CAD Program Moves Toward Push-Button Manufacturing

Fusion 360 is looking more and more like Autodesk’s CAD software of the future. Solid modeling, cloud-based, built-in collaboration and equally at home on an iPad as on as desktop, it performs in every way future engineers will be creating and manufacturing. It’s making Inventor and especially AutoCAD look like the dowdy aunts who can’t keep up with the kids at the family reunion sack race.

Send your model right to Proto Labs from the recent version of Fusion 360.

And with just one additional menu pick, Fusion 360 has jumped to the head of the pack for all modern design applications. You can now elect to send your 3D model to Proto Labs from within the Fusion 360 interface. Proto Labs will ship you the part in a few days.

With that one additional menu pick, Autodesk, which has forever shown you parts on the screen, has provided a way to have parts in your hand. No trying to whittle a prototype from wood, no trying to find a buddy with a lathe in his workshop or Googling a 3D printer.
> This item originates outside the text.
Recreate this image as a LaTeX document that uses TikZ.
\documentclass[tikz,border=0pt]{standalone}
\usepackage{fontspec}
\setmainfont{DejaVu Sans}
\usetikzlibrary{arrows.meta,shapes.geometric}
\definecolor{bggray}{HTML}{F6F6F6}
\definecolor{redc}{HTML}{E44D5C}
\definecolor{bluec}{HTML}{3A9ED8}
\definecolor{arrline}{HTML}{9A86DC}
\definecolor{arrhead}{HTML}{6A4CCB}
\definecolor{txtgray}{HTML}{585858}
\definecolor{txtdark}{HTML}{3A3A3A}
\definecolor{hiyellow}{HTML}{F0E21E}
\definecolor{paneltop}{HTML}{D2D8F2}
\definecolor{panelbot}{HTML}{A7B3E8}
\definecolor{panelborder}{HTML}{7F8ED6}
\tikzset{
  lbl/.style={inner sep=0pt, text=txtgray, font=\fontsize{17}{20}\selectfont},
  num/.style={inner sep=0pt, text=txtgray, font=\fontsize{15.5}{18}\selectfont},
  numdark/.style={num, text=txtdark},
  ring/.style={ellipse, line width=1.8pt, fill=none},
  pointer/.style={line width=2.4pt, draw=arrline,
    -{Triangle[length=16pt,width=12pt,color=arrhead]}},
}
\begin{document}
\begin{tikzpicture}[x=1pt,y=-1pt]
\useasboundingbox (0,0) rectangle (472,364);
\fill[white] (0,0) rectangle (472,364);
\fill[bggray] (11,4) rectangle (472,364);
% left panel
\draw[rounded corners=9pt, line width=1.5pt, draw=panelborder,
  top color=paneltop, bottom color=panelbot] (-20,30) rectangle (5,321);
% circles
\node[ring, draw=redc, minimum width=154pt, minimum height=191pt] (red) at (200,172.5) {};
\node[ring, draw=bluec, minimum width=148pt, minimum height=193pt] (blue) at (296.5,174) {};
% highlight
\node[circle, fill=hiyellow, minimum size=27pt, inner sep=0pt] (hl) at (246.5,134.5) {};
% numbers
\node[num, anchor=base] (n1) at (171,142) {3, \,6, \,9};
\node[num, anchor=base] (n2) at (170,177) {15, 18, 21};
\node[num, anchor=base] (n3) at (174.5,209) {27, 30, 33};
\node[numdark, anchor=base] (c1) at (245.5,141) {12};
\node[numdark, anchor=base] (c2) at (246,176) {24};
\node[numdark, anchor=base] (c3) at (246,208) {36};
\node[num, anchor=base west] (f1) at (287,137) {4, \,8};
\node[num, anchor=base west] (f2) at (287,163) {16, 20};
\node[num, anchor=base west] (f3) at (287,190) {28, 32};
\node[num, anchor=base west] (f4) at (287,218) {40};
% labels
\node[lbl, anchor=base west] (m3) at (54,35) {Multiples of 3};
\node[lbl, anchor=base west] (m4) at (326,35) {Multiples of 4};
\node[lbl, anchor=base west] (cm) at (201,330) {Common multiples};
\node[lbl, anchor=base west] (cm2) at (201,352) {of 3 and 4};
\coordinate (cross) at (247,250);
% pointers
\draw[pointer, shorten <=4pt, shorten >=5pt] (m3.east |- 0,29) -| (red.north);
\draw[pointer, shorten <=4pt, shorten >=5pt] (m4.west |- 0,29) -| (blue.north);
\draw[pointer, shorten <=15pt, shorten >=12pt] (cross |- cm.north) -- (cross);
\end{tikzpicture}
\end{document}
Pick Proto Labs from the menu, and your part is sent to a place with a hundred CNC machines just waiting to do your bidding.

While the process is not completely seamless (there may be some back and forth about what feature can be made, some choices about materials, some haggling about the cost — you get a quote from Protomold before it cuts), the fact that a CAD program sends a part to a service to be created is significant. While every CAD program can interface with CAM, this is way better. I don’t have to learn a CAM program. Or depend on a machinist — if I can even find one.
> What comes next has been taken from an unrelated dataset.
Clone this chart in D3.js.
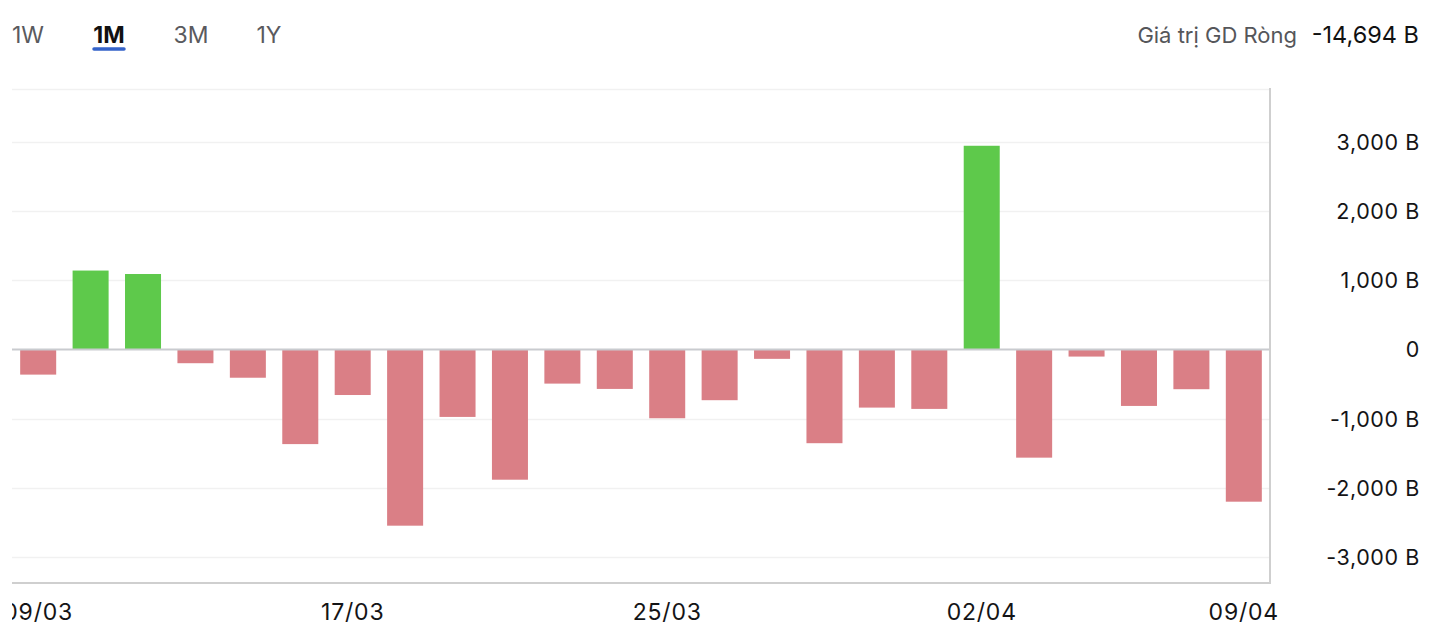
<!DOCTYPE html>
<html>
<head>
<meta charset="utf-8">
<script src="https://cdn.jsdelivr.net/npm/d3@7"></script>
<style>
  html, body { margin: 0; padding: 0; background: #fff; }
  svg { display: block; font-family: Inter, "Noto Sans", sans-serif; }
</style>
</head>
<body>
<svg id="chart" width="1432" height="632"></svg>
<script>
const dates = ["09/03","10/03","11/03","12/03","13/03","16/03","17/03","18/03","19/03","20/03",
  "23/03","24/03","25/03","26/03","27/03","30/03","31/03","01/04","02/04","03/04",
  "06/04","07/04","08/04","09/04"];
const netValues = [-365, 1140, 1090, -200, -410, -1370, -660, -2550, -977, -1885,
  -495, -572, -996, -735, -137, -1357, -842, -861, 2945, -1566,
  -104, -818, -576, -2203];
const xTickLabels = ["09/03","17/03","25/03","02/04","09/04"];
const yTickValues = [3000, 2000, 1000, 0, -1000, -2000, -3000];
const yDomain = [-3379, 3766];
const tabs = ["1W","1M","3M","1Y"];
const activeTab = "1M";
const summaryLabel = "Giá trị GD Ròng";
const summaryValue = -14694;

const svg = d3.select("#chart");
const plotLeft = 12, plotRight = 1270, plotTop = 89, plotBottom = 583;

const x = d3.scaleBand().domain(dates).range([plotLeft, plotRight]).paddingInner(0.313).paddingOuter(0.156);
const y = d3.scaleLinear().domain(yDomain).range([plotBottom, plotTop]);

const fmt = d3.format(",");
const yLabel = v => v === 0 ? "0" : fmt(v).replace("−", "-") + " B";

// gridlines
svg.append("g").selectAll("line").data(yTickValues.filter(v => v !== 0).concat([yDomain[1]]))
  .join("line")
  .attr("x1", plotLeft).attr("x2", plotRight)
  .attr("y1", d => Math.round(y(d)) + 0.5).attr("y2", d => Math.round(y(d)) + 0.5)
  .attr("stroke", "#f1f1f1").attr("stroke-width", 1.5);

// bars
svg.append("g").selectAll("rect").data(dates)
  .join("rect")
  .attr("x", d => x(d))
  .attr("width", x.bandwidth())
  .attr("y", (d, i) => Math.min(y(netValues[i]), y(0)))
  .attr("height", (d, i) => Math.abs(y(netValues[i]) - y(0)))
  .attr("fill", (d, i) => netValues[i] >= 0 ? "#5ec94b" : "#da7f86");

// zero line
svg.append("line")
  .attr("x1", plotLeft).attr("x2", plotRight)
  .attr("y1", y(0)).attr("y2", y(0))
  .attr("stroke", "#c9cbcf").attr("stroke-width", 2);

// bottom axis line and right axis line
svg.append("line").attr("x1", plotLeft).attr("x2", plotRight + 1).attr("y1", plotBottom).attr("y2", plotBottom)
  .attr("stroke", "#cfcfcf").attr("stroke-width", 2);
svg.append("line").attr("x1", plotRight).attr("x2", plotRight).attr("y1", plotTop - 1).attr("y2", plotBottom)
  .attr("stroke", "#cfcfcf").attr("stroke-width", 2);

// y axis (right)
const yAxis = d3.axisRight(y).tickValues(yTickValues).tickSize(0).tickPadding(0).tickFormat(yLabel);
const gy = svg.append("g").attr("transform", `translate(1420,0)`).call(yAxis);
gy.select(".domain").remove();
gy.selectAll("text")
  .attr("text-anchor", "end")
  .attr("font-family", "Inter, 'Noto Sans', sans-serif")
  .attr("font-size", 21.5)
  .attr("letter-spacing", 0.6)
  .attr("fill", "#141416")
  .attr("dy", "0.35em");

// x axis
svg.append("defs").append("clipPath").attr("id", "xclip")
  .append("rect").attr("x", 12).attr("y", 0).attr("width", 1420).attr("height", 49);
const xAxis = d3.axisBottom(x).tickValues(xTickLabels).tickSize(0).tickPadding(0);
const gx = svg.append("g").attr("transform", `translate(0,${plotBottom})`).call(xAxis);
gx.select(".domain").remove();
gx.selectAll("text")
  .attr("font-family", "Inter, 'Noto Sans', sans-serif")
  .attr("font-size", 23)
  .attr("letter-spacing", 0.8)
  .attr("fill", "#141416")
  .attr("y", 37)
  .attr("dy", 0);
gx.attr("clip-path", "url(#xclip)");

// tabs
const tabX = [28, 109, 191, 269];
const tg = svg.append("g");
tabs.forEach((t, i) => {
  tg.append("text")
    .attr("x", tabX[i]).attr("y", 43)
    .attr("text-anchor", "middle")
    .attr("font-size", 23)
    .attr("font-weight", t === activeTab ? 700 : 400)
    .attr("fill", t === activeTab ? "#111" : "#5a5a5e")
    .text(t);
  if (t === activeTab) {
    tg.append("line")
      .attr("x1", tabX[i] - 15).attr("x2", tabX[i] + 15)
      .attr("y1", 49).attr("y2", 49)
      .attr("stroke", "#3563c9").attr("stroke-width", 3.5).attr("stroke-linecap", "round");
  }
});

// summary
svg.append("text").attr("x", 1297).attr("y", 43).attr("text-anchor", "end")
  .attr("font-size", 22).attr("fill", "#55565a").text(summaryLabel);
svg.append("text").attr("x", 1419).attr("y", 43).attr("text-anchor", "end")
  .attr("font-size", 23.5).attr("fill", "#111").text(fmt(summaryValue).replace("−", "-") + " B");
</script>
</body>
</html>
As of yet, Proto Labs can only do molds and machined parts. They hint that 3D printing will be offered next. The service is available only in the U.S.

Hooking up a major CAD company with a major manufacturing operation is an idea whose time has come. This deal is not exclusive to either company, so I look for other arrangement to be made soon. All with the goal of being able to create the parts we have designed — just by pushing a button.